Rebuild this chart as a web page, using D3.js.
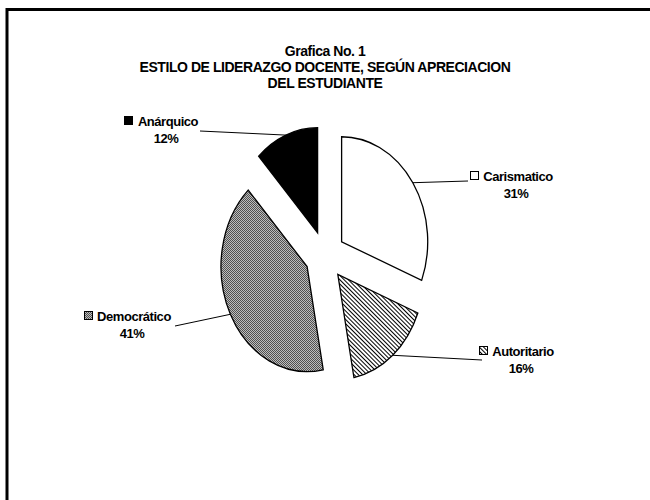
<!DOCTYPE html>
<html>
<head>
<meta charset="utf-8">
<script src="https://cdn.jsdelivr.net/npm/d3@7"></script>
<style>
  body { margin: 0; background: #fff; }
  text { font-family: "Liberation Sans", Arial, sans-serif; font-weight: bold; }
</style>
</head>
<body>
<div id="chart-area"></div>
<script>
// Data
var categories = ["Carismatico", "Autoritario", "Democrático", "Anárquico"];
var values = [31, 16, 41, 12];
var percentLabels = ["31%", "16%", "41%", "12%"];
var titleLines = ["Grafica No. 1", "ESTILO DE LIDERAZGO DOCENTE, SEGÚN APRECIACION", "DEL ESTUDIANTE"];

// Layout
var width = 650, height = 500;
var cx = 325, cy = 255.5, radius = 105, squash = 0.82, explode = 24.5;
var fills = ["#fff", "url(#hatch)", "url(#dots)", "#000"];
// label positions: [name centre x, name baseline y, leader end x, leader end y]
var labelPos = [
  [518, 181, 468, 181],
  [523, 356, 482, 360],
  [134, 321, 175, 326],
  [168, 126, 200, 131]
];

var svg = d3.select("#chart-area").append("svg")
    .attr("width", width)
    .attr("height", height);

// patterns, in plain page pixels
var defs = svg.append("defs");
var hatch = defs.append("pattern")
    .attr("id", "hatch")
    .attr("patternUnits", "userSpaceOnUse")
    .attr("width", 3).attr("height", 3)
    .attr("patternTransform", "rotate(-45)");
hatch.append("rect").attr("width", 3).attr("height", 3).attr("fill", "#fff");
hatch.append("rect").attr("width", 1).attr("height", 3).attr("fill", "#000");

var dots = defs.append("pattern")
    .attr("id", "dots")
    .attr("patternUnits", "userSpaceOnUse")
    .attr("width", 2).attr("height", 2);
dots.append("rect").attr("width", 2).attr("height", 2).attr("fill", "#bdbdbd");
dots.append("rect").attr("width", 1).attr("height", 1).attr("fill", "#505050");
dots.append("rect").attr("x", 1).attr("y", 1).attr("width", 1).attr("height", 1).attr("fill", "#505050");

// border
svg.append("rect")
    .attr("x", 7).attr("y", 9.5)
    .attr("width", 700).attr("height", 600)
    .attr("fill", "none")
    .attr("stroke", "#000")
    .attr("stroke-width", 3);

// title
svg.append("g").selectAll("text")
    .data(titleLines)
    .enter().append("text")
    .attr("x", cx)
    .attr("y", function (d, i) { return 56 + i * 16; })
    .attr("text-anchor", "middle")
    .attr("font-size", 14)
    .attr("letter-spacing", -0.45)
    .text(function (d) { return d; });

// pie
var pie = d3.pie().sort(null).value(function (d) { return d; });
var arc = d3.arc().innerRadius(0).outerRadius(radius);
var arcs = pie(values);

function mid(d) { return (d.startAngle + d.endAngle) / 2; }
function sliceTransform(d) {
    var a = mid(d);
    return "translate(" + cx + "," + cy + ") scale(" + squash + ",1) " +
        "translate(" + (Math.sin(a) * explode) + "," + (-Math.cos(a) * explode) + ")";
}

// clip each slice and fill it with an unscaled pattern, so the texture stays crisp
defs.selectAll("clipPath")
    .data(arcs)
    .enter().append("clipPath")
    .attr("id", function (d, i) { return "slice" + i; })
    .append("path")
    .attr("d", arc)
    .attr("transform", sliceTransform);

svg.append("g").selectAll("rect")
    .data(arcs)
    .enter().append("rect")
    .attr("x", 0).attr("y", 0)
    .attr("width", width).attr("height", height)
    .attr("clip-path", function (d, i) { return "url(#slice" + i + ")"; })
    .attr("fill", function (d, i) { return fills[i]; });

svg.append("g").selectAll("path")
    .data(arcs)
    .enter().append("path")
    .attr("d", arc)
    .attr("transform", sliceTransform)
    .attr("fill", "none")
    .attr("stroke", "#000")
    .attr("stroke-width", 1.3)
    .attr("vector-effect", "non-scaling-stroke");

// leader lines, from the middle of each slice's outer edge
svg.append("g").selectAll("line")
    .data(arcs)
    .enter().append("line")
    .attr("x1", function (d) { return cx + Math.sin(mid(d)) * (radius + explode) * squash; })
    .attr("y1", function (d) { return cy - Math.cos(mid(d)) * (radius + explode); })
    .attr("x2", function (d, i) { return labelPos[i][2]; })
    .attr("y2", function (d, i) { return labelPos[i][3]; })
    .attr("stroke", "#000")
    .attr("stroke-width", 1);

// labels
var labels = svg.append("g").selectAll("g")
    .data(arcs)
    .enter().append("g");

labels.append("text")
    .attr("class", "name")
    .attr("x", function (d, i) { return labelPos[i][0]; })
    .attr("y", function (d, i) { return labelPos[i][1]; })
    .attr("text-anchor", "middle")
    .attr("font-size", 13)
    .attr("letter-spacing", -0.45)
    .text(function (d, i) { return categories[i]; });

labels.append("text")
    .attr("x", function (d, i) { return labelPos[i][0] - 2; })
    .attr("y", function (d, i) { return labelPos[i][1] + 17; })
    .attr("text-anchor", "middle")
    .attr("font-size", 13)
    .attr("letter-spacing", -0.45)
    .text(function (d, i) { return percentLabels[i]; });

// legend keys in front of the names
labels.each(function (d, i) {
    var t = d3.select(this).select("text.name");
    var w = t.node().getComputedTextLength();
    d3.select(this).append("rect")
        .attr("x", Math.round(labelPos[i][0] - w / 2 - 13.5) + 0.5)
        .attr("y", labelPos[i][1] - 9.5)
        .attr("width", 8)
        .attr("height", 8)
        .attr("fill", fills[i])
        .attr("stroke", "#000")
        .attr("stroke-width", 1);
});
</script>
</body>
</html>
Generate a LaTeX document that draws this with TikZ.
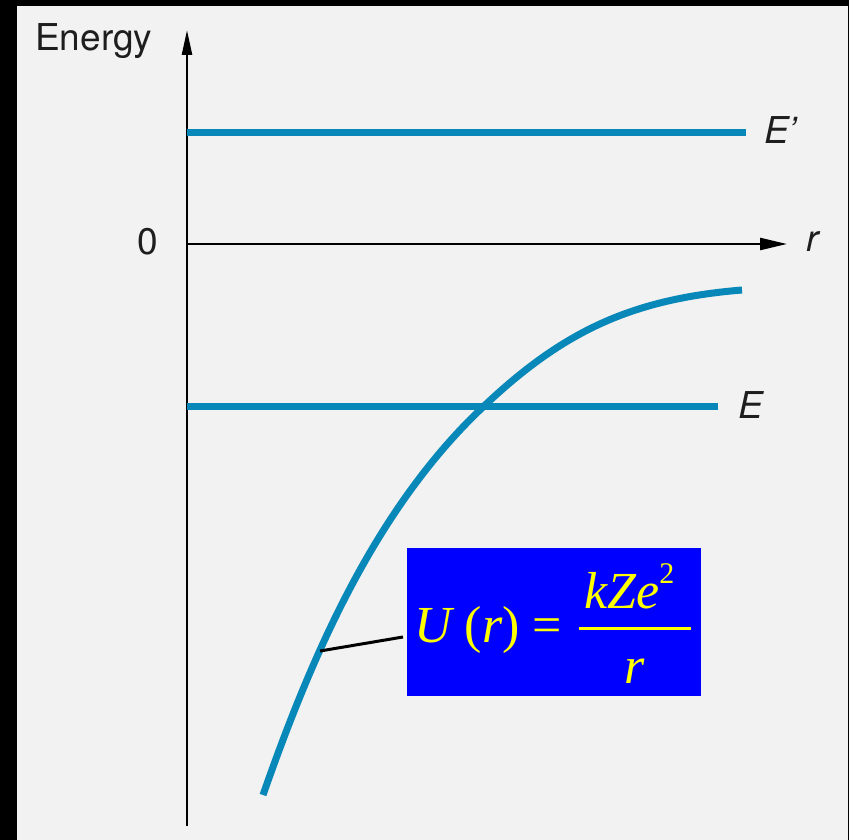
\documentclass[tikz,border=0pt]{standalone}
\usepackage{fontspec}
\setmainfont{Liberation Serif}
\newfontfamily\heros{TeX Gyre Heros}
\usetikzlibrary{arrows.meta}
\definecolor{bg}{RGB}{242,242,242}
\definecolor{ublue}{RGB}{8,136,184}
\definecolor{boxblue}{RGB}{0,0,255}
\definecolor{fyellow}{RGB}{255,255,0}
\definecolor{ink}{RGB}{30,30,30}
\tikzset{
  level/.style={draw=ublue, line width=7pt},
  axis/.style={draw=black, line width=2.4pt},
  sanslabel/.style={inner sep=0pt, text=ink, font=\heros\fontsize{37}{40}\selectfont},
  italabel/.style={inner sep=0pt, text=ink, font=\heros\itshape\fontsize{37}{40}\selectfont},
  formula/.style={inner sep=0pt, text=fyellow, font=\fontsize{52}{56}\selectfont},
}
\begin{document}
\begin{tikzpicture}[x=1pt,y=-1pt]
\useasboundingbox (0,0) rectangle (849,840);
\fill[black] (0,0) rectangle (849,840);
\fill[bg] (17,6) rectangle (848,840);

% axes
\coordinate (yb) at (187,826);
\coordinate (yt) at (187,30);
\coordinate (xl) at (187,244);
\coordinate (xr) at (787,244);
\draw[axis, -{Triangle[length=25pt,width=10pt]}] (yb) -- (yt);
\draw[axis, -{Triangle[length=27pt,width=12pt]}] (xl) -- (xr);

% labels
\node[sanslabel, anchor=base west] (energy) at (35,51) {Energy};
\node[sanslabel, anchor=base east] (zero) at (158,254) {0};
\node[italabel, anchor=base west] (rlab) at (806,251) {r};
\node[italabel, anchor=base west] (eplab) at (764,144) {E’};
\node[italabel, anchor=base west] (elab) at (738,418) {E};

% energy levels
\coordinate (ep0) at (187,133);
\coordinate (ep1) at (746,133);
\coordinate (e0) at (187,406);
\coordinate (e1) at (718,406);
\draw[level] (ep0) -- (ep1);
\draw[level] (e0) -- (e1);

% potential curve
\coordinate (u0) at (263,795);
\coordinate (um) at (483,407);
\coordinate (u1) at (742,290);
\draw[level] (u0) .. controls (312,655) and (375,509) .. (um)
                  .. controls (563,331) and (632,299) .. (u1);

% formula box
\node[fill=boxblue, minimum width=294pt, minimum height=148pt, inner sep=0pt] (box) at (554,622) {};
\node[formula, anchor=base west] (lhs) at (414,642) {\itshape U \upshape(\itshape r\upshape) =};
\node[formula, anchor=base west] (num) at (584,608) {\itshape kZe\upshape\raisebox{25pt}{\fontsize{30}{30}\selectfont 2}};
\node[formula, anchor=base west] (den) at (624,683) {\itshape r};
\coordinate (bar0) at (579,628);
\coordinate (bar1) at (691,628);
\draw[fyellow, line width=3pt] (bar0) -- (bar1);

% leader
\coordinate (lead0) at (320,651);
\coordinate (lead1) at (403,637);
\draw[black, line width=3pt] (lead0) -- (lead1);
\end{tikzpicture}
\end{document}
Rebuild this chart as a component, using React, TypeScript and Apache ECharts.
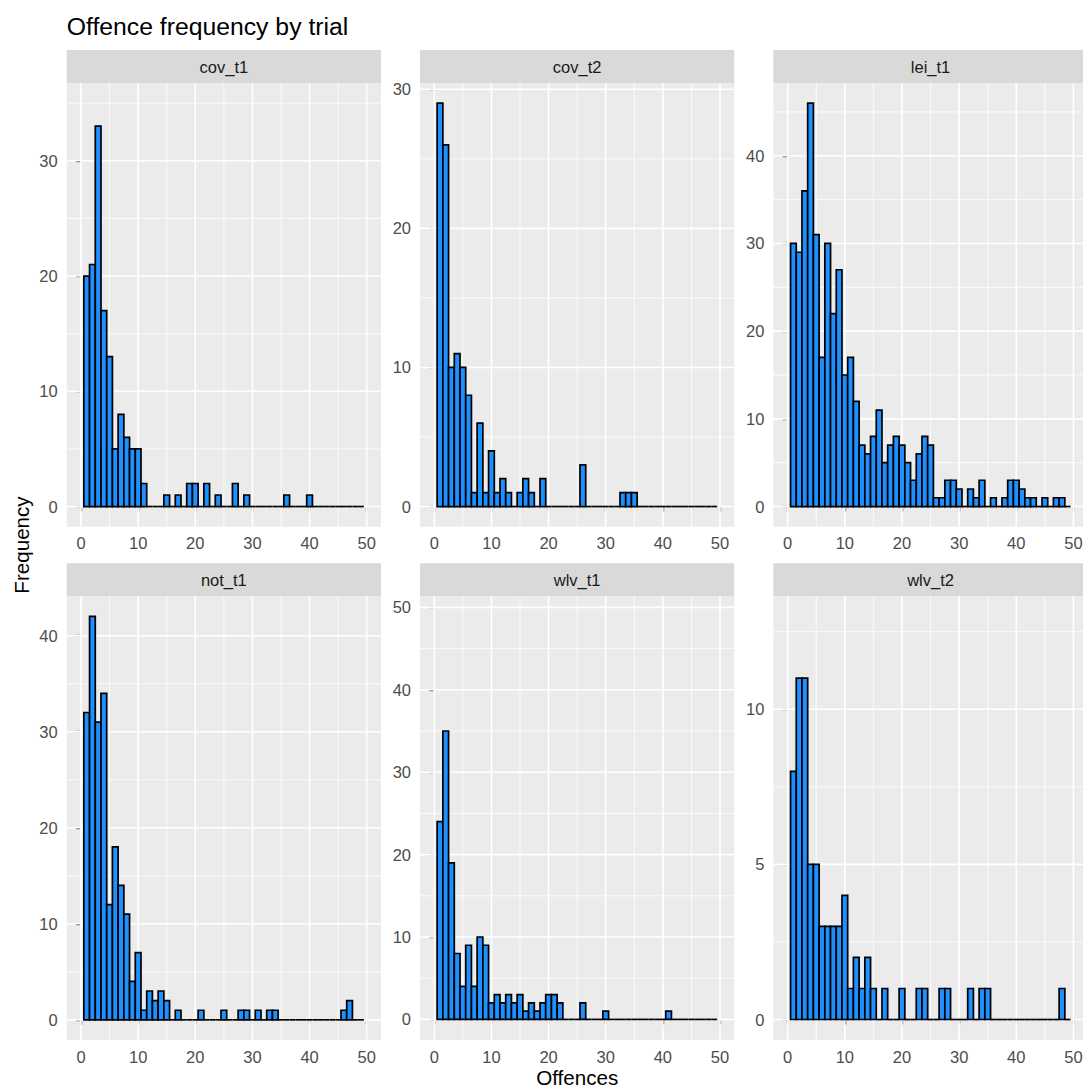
----
EXERCISE GOAL: Extract each line holding the string "with".

FINAL RESULT:
// clip each slice and fill it with an unscaled pattern, so the texture stays crisp
Generate a LaTeX document that draws this with TikZ.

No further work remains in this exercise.